Der Vierheber ist auch für der Drama benutzt worden; ein Beispiel ist „Der Kaiser und die Hexe“ von Hugo von Hofmannsthal. Der Beginn dieses Stückes liest sich so:
Eine Lichtung inmitten der kaiserlichen Jagdwälder. Links eine Quelle. Rechts dichter Wald, ein Abhang, eine Höhle, deren Eingang Schlingpflanzen verhängen. Im Hintergrund das goldene Gitter des Fasanengeheges, dahinter ein Durchschlag, der hügelan führt.

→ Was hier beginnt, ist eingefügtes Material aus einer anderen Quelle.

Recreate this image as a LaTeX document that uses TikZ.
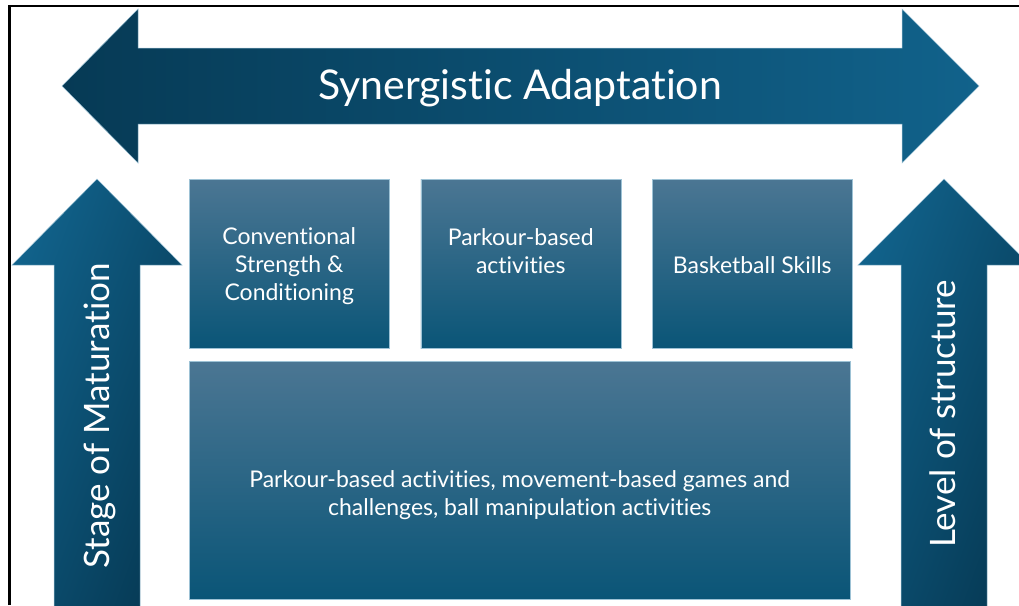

Der Kaiser tritt auf, einen grünen, goldgestickten Mantel um,
den Jagdspieß in der Hand, den goldenen Reif im Haar.
Wohl, ich jage! Ja, ich jage …
Dort der Eber, aufgewühlt
Schaukelt noch das Unterholz,
Hier der Speer! Und hier der Jäger!
Er schaudert, lässt den Speer fallen.
Nein, ich bin das Wild, mich jagt es,
Hunde sind in meinem Rücken,
Ihre Zähne mir im Fleisch,
Mir im Hirn sind ihre Zähne.
Greift sich an den Kopf.
Hier ist einer, innen, einer,
Unaufhörlich, eine Wunde,
Wund vom immer gleichen Bild
Ihrer offnen, weißen Arme …
Und daneben, hart daneben,
Das Gefühl von ihrem Lachen,
Nicht der Klang, nur das Gefühl
Wie ein lautlos warmes Rieseln …
Blut? … Mein Blut ist voll von ihr!
Alles: Hirn, Herz, Augen, Ohren!
In der Luft, an allen Bäumen
Klebt ihr Glanz, ich muss ihn atmen.
Ich will los! Die Ohren hab‘ ich
Angefüllt mit Lärm der Hunde,
Meine Augen bohr‘ ich fest
In das Wild, ich will nichts spüren
Als das Keuchen, als das Flüchten
Dieser Rehe, dieser Vögel,
Und ein totenhafter Schlaf
Soll mir nachts mit Blei versiegeln
Diese Welt … doch innen, innen
Ist die Tür, die nichts verriegelt!
Keine Nacht mehr! Diese Nächte
Brechen, was die Tage schwuren.
Er rüttelt sich an der Brust.
Steh! Es wird ja keine kommen,
Sieben sind hinab, vorbei …
Sieben? Jetzt, nur jetzt nichts denken!
Alles schwindelnd, alles schwank,
Jagen und nur immer jagen,
Nur bis diese Sonne sank,
Diesen Taumel noch ertragen!
Trinken hier, doch nicht besinnen.
Die Hexe, jung und schön, in einem durchsichtigen Gewand,
mit offenem Haar, steht hinter ihm.
Nicht besinnen? Nicht auf mich?
Nicht auf uns? Nicht auf die Nächte?
Auf die Lippen nicht? Die Arme?
Auf mein Lachen, auf mein Haar?
Nicht besinnen auf was war?
Und auf was, einmal verloren,
Keine Reue wiederbringt …?
Der Kaiser
Heute, heute ist ein Ende!
Ich will dir’s entgegenschrein:
Sieben Jahre war ich dein,
War ein Kind, als es begann,
End‘ es nun, da ich ein Mann!
…
Zu sehen, zu vernehmen ist der Kaiser Porphyrogenitus bei dem Versuch, sich von der Hexe, der er verfallen ist, loszureißen; und das, es ist nicht zu überhören, fällt ihm sehr schwer. Dementsprechend haben die Verse auch etwas zerrissenes, gehetztes!?
Am bemerkenswertesten ist sicher, wie die weitestgehend ungereimten trochäischen Vierheber immer einmal wieder in den Reim „hinüberkippen“ – erst ein Kreuzreim des Kaisers, dann ein Paarreim der Hexe, dann ein doppelter Paarreim des Kaisers -, ohne dass dies groß auffällt in der ohnehin sehr wohlklingenden Sprache der Verse. Einen Unterschied gibt es aber doch:
Die Reim-Verse schließen überwiegend betont, während in den längeren ungereimten Abschnitten zwar immer mal wieder ein betont schließender Vers auftaucht, aber eigentlich kaum häufiger, als es in Vierheber-Texten üblich ist!
Einige Ausdrücke klingen mir etwas schräg – „mit Lärm der Hunde“, „Nicht besinnen auf was war“ … Aber das hat seinen eigenen Reiz?!
Insgesamt ein schöner Text, meinem Ohr nach.